▸ Stored data
-*-*-

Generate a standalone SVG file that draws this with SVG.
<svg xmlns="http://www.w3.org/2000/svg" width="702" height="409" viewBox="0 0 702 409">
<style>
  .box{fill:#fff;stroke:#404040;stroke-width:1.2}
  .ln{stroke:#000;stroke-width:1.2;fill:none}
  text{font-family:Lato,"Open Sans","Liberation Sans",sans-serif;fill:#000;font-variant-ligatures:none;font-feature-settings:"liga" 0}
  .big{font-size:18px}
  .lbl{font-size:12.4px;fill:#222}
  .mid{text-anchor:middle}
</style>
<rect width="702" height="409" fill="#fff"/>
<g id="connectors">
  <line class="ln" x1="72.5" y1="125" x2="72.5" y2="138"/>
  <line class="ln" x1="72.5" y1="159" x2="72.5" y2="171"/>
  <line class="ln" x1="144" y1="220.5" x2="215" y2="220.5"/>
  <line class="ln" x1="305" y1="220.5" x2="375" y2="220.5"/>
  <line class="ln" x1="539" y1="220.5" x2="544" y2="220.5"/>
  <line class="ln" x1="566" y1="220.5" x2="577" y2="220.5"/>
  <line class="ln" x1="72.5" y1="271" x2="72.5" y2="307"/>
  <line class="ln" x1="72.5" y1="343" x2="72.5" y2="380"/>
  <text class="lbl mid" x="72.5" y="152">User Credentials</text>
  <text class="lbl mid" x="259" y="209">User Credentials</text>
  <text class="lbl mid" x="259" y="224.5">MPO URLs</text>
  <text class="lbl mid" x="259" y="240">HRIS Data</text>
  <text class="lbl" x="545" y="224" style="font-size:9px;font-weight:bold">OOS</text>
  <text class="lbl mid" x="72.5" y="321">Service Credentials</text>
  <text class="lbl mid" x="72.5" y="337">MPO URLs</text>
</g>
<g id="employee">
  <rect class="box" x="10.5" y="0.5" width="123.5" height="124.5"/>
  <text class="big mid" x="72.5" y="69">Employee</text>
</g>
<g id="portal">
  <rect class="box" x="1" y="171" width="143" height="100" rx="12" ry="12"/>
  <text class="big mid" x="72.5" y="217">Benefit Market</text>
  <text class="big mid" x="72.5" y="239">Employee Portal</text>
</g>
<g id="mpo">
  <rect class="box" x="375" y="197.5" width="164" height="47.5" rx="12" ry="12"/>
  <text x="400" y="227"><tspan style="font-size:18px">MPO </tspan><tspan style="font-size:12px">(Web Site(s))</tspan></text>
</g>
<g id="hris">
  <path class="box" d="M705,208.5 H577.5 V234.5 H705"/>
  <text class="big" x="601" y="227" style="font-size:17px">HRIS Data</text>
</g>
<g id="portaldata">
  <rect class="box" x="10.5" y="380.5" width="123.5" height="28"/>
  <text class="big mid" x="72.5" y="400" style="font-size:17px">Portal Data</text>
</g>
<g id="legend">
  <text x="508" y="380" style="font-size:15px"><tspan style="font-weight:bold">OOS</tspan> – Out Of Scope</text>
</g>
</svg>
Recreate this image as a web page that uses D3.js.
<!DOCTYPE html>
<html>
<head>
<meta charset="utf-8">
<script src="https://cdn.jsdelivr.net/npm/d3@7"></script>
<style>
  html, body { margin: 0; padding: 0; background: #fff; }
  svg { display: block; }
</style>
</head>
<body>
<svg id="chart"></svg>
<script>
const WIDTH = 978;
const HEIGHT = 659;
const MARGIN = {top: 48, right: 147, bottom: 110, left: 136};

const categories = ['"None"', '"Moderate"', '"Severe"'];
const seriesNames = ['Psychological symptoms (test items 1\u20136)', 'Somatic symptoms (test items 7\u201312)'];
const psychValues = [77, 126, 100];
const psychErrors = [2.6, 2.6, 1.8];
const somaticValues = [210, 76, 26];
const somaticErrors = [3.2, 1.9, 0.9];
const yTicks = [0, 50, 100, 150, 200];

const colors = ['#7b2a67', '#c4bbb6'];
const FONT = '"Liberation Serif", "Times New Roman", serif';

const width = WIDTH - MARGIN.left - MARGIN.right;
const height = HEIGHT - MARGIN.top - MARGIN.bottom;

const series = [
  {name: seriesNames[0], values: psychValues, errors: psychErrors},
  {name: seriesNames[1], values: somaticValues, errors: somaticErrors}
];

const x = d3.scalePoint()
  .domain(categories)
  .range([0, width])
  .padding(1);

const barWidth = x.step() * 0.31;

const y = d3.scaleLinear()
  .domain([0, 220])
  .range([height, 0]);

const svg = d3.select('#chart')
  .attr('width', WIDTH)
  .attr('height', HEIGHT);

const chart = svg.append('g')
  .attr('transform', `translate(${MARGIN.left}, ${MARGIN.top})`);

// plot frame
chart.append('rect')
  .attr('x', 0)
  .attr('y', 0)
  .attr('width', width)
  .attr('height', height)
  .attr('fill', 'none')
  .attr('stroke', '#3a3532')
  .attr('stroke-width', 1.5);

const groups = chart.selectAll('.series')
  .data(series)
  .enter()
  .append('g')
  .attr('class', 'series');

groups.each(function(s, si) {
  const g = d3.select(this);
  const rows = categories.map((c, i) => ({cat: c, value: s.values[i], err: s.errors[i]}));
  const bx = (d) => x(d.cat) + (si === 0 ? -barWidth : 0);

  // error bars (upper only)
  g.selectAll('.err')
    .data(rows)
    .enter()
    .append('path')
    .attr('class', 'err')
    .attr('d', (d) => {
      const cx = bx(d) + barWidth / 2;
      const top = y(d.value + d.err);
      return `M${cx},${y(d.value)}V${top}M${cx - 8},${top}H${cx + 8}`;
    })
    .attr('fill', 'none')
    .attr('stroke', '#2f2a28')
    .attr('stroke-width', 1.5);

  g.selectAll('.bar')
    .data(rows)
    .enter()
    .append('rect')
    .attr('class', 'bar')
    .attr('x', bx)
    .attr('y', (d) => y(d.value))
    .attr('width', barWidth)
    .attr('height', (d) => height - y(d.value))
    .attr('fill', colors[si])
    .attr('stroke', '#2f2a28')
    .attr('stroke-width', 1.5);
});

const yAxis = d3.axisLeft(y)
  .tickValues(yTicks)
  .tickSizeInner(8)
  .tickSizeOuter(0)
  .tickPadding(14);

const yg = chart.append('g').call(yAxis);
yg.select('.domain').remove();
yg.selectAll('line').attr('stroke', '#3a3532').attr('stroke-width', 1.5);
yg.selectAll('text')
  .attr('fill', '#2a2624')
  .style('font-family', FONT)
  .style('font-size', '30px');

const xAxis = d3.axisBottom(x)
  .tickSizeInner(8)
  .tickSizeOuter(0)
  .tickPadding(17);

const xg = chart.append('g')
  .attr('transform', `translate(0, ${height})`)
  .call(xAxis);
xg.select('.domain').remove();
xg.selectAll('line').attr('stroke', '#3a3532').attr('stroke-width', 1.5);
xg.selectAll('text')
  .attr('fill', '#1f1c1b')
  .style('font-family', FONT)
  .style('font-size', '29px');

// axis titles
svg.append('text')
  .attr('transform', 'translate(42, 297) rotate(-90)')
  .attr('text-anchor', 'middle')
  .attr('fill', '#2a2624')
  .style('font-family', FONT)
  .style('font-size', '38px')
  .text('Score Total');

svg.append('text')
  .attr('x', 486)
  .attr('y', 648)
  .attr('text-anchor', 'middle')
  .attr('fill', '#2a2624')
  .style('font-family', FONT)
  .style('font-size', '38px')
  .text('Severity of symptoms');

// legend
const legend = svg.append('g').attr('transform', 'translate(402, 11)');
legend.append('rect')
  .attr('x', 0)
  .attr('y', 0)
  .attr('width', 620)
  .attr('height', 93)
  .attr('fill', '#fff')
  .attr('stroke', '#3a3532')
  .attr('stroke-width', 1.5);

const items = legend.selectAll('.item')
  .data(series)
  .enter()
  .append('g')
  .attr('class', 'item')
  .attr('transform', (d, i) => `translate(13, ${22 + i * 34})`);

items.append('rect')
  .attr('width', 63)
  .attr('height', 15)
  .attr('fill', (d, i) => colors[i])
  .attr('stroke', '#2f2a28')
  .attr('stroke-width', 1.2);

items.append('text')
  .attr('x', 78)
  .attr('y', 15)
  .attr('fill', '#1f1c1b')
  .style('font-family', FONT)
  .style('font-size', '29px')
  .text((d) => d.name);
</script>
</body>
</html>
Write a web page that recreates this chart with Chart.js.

-*-*-

Count each line of the entries that holds the word "with", then state the total and nothing more.

▸ OUTPUT OF THE EXERCISE
2